The set X lives in the plane and contains of infinitely many concentric squares that converge to the square with endpoints (\pm1, \pm1). The vertical sides of the unit square are included in X, but the horizontal ones are not. So, the connected components of X are: left vertical line (in red), right vertical line (in red), and each of the blue squares. In particular, (-1,0)\not\sim (1,0).

However, (-1,0)\approx (1,0). Indeed, let A be a closed-open set that contains (-1,0). Since A is open, it intersects (hence, contains) infinitely many blue squares. The union of these squares has (1,0) as a limit point, and since A is closed, (1,0)\in A.

The equivalence classes of \approx are called quasicomponents. The quasicomponent of x is the intersection of all closed-open sets containing x. Quasicomponents are closed but not necessarily open; in this they are similar to connected components. Here is another similarity: X is connected if and only if it has one quasicomponent.

In compact Hausdorff spaces quasicomponents coincide with components (this is not trivial). If we compactify the example above by adding horizontal sides of the unit square, the points (1,0) and (-1,0) will be in the same component. Perhaps quasicomponents see the space as it should be, not as it is.

One of These Days

When you cut something with a knife, does the blade come into contact with each of the little pieces? I think so.

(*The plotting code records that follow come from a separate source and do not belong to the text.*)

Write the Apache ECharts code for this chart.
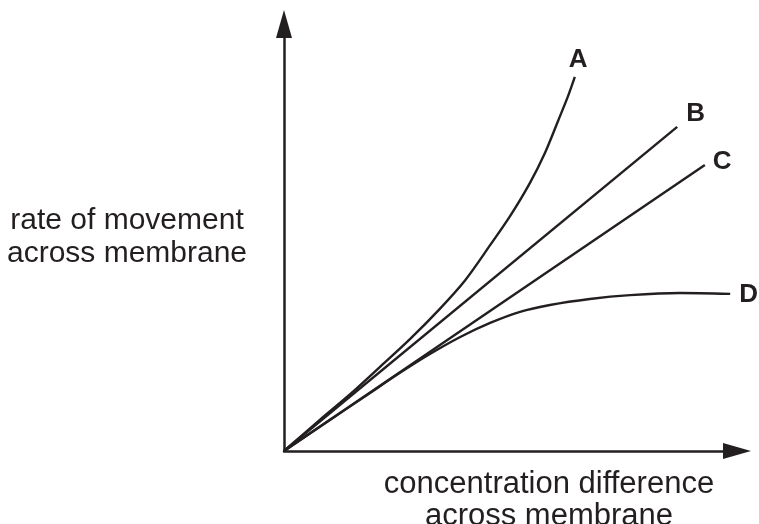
<!DOCTYPE html>
<html>
<head>
<meta charset="utf-8">
<script src="https://cdn.jsdelivr.net/npm/echarts@6/dist/echarts.min.js"></script>
<style>
  html, body { margin: 0; padding: 0; background: #fff; }
  #chart { width: 759px; height: 524px; }
</style>
</head>
<body>
<div id="chart"></div>
<script>
(function() {
  var ink = '#231f20';
  var font = '"Liberation Sans", Arial, sans-serif';

  // curve data, in arbitrary units (0-100 on both axes)
  var curveA = [[0, 0], [7.9, 7.3], [14.6, 13.3], [21.2, 19.7], [27.8, 26.2], [34.4, 33.3],
                [40.0, 40.0], [45.5, 48.2], [49.9, 55.0], [54.3, 62.8], [57.6, 69.8],
                [60.5, 77.3], [62.7, 83.1], [64.2, 87.6]];
  var curveB = [[0, 0], [86.8, 75.9]];
  var curveC = [[0, 0], [92.9, 67.0]];
  var curveD = [[0, 0], [10.2, 7.3], [19.0, 13.6], [25.6, 18.3], [32.2, 22.7], [38.9, 26.7],
                [45.5, 30.0], [52.1, 32.6], [58.7, 34.2], [67.5, 35.6], [76.4, 36.5],
                [87.4, 37.0], [98.5, 36.8]];
  var curveNames = ['A', 'B', 'C', 'D'];
  var xTitle = 'concentration difference\nacross membrane';
  var yTitle = 'rate of movement\nacross membrane';

  var curves = [curveA, curveB, curveC, curveD];
  var labelOffsets = [[-6, -17], [9, -13], [8, -3], [9, 1]];

  var chart = echarts.init(document.getElementById('chart'), null, { renderer: 'canvas' });

  var axisLine = {
    show: true,
    symbol: ['none', 'triangle'],
    symbolSize: [16, 28],
    lineStyle: { color: ink, width: 2.5 }
  };

  chart.setOption({
    animation: false,
    grid: { left: 284, right: 22, top: 24, bottom: 73, outerBoundsMode: 'none', containLabel: false },
    xAxis: {
      type: 'value', min: 0, max: 100,
      axisLine: axisLine,
      axisTick: { show: false }, axisLabel: { show: false }, splitLine: { show: false },
      name: xTitle,
      nameLocation: 'middle',
      nameGap: 17,
      nameTextStyle: { color: ink, fontSize: 31, fontFamily: font, lineHeight: 32, padding: [0, 0, 0, 77] }
    },
    yAxis: {
      type: 'value', min: 0, max: 100,
      axisLine: axisLine,
      axisTick: { show: false }, axisLabel: { show: false }, splitLine: { show: false },
      name: yTitle,
      nameLocation: 'middle',
      nameRotate: 0,
      nameGap: 157,
      nameTextStyle: { color: ink, fontSize: 30, fontFamily: font, lineHeight: 33, align: 'center', padding: [0, 0, 19, 0] }
    },
    series: curves.map(function(pts, i) {
      return {
        name: curveNames[i],
        type: 'line',
        data: pts,
        smooth: 0.3,
        showSymbol: false,
        lineStyle: { color: ink, width: 2.4 },
        endLabel: {
          show: true,
          formatter: curveNames[i],
          distance: 0,
          offset: labelOffsets[i],
          color: ink,
          fontSize: 26,
          fontWeight: 'bold',
          fontFamily: font
        }
      };
    })
  });
})();
</script>
</body>
</html>
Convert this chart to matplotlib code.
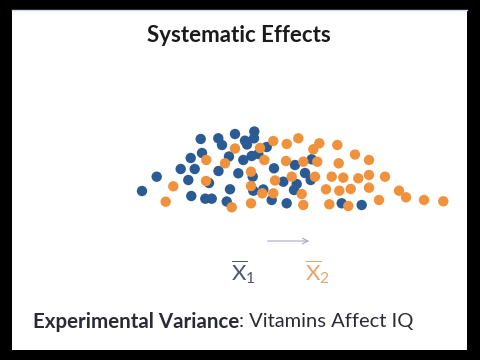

Now consider a topological version of this question. Let X be a connected topological space (with more than 1 point) which we “cut” by removing a point a\in X. Let C be a connected component of X\setminus \{a\}; this is one of the little pieces. Is it true that a\in \overline{C}?

True if we replace “connected” by “path-connected”. Indeed, let \gamma\colon [0,1]\to X be a continuous function such that \gamma(0)\in C and \gamma(1)=a. If necessary, we truncate \gamma so that \gamma(t)\ne a for 0\le t<1. Now the set \gamma([0,1)) is a path-connected subset of X\setminus\{a\}, hence \gamma([0,1))\subset C. Since \gamma(t)\to a as t\to 1-, we have a\in \overline{C}.

False as stated, even if X is a subset of \mathbb R^2. Here is a counterexample given by Niels Diepeveen on Math.StackExchange:

Counterexample by Niels Diepeveen

The set X consists of the point (0,0) and of closed line segments from (1/n,0) to a=(0,1). The union of line segments is connected, and since it is dense in X, X is also connected. However, once a is removed, each line segment becomes its own connected component, and so does the point (0,0). Clearly, the closure of \{(0,0)\} does not contain a.

In this example X is not compact. It turns out that the statement is true when X is a compact connected Hausdorff space (i.e., a continuum), but the proof (also given by Niels Diepeveen) is not easy.